— begin —

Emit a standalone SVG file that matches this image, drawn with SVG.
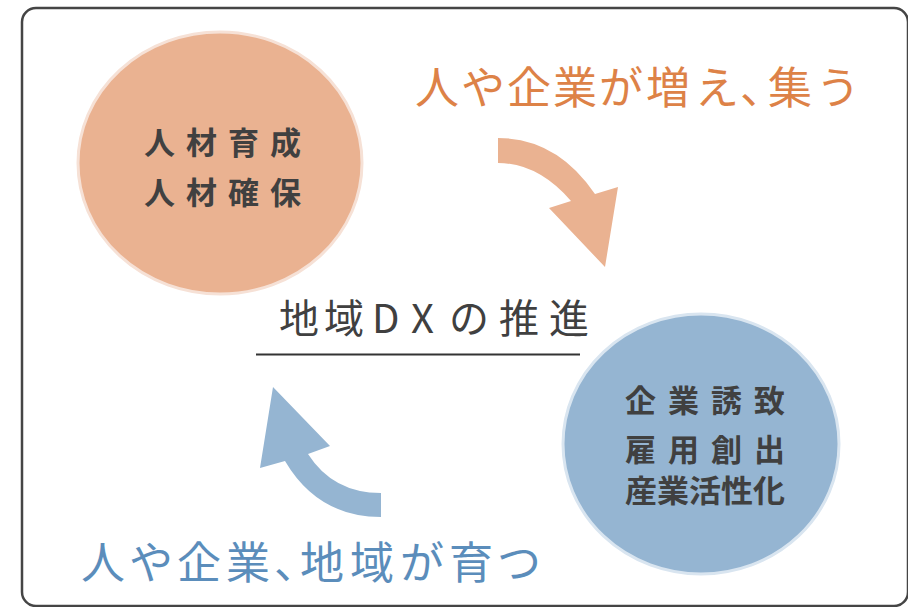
<svg xmlns="http://www.w3.org/2000/svg" width="908" height="607" viewBox="0 0 908 607">
<style>
.jp{font-family:"Noto Sans CJK JP","Noto Sans",sans-serif}
.node{font-size:31px;font-weight:700;fill:#404040}
.big{font-size:44px}
</style>
<rect width="908" height="607" fill="#ffffff"/>
<rect x="22" y="8" width="886" height="598" rx="14" fill="none" stroke="#454545" stroke-width="2.5"/>
<g id="node-jinzai">
<ellipse cx="220" cy="163" rx="142" ry="131" fill="#eab291" stroke="#f6e1d6" stroke-width="3"/>
<text class="jp node" x="144" y="154" textLength="157" lengthAdjust="spacing">人材育成</text>
<text class="jp node" x="144" y="204" textLength="157" lengthAdjust="spacing">人材確保</text>
</g>
<g id="node-kigyo">
<ellipse cx="701" cy="444" rx="138" ry="130" fill="#95b5d2" stroke="#d9e5f0" stroke-width="3"/>
<text class="jp node" x="625" y="412" textLength="160" lengthAdjust="spacing">企業誘致</text>
<text class="jp node" x="625" y="461" textLength="160" lengthAdjust="spacing">雇用創出</text>
<text class="jp node" x="625" y="502" textLength="160" lengthAdjust="spacingAndGlyphs">産業活性化</text>
</g>
<g id="center-title">
<text class="jp" x="279 324 372 411 449 499 549" y="333" font-size="40" fill="#404040">地域DXの推進</text>
<line x1="256" y1="354.5" x2="580" y2="354.5" stroke="#333333" stroke-width="2"/>
</g>
<g id="label-top">
<text class="jp big" x="415 461 507 553 599 646 695 740 768 816" y="104" fill="#dd8247">人や企業が増え、集う</text>
</g>
<g id="label-bottom">
<text class="jp big" x="81 129 177 226 274 300 350 400 449 497" y="579" fill="#5b8dbb">人や企業、地域が育つ</text>
</g>
<g id="connectors">
<path d="M498,138 Q557,138 595,194 L618,187 L605,267 L549,208 L571,201 Q538,163 498,163 Z" fill="#eab291"/>
<path d="M381,493 Q333,493 308,454 L330,446 L273,387 L260,468 L285,461 Q318,517 381,517 Z" fill="#95b5d2"/>
</g>
</svg>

— end —

GIVEN INSTRUCTION
Omit the pictures, then output the rest of the listing exactly.

ANSWER BELOW
Emit a standalone SVG file that matches this image, drawn with SVG.
<svg xmlns="http://www.w3.org/2000/svg" width="908" height="607" viewBox="0 0 908 607">
<style>
.jp{font-family:"Noto Sans CJK JP","Noto Sans",sans-serif}
.node{font-size:31px;font-weight:700;fill:#404040}
.big{font-size:44px}
</style>
<rect width="908" height="607" fill="#ffffff"/>
<rect x="22" y="8" width="886" height="598" rx="14" fill="none" stroke="#454545" stroke-width="2.5"/>
<g id="node-jinzai">
<ellipse cx="220" cy="163" rx="142" ry="131" fill="#eab291" stroke="#f6e1d6" stroke-width="3"/>
<text class="jp node" x="144" y="154" textLength="157" lengthAdjust="spacing">人材育成</text>
<text class="jp node" x="144" y="204" textLength="157" lengthAdjust="spacing">人材確保</text>
</g>
<g id="node-kigyo">
<ellipse cx="701" cy="444" rx="138" ry="130" fill="#95b5d2" stroke="#d9e5f0" stroke-width="3"/>
<text class="jp node" x="625" y="412" textLength="160" lengthAdjust="spacing">企業誘致</text>
<text class="jp node" x="625" y="461" textLength="160" lengthAdjust="spacing">雇用創出</text>
<text class="jp node" x="625" y="502" textLength="160" lengthAdjust="spacingAndGlyphs">産業活性化</text>
</g>
<g id="center-title">
<text class="jp" x="279 324 372 411 449 499 549" y="333" font-size="40" fill="#404040">地域DXの推進</text>
<line x1="256" y1="354.5" x2="580" y2="354.5" stroke="#333333" stroke-width="2"/>
</g>
<g id="label-top">
<text class="jp big" x="415 461 507 553 599 646 695 740 768 816" y="104" fill="#dd8247">人や企業が増え、集う</text>
</g>
<g id="label-bottom">
<text class="jp big" x="81 129 177 226 274 300 350 400 449 497" y="579" fill="#5b8dbb">人や企業、地域が育つ</text>
</g>
<g id="connectors">
<path d="M498,138 Q557,138 595,194 L618,187 L605,267 L549,208 L571,201 Q538,163 498,163 Z" fill="#eab291"/>
<path d="M381,493 Q333,493 308,454 L330,446 L273,387 L260,468 L285,461 Q318,517 381,517 Z" fill="#95b5d2"/>
</g>
</svg>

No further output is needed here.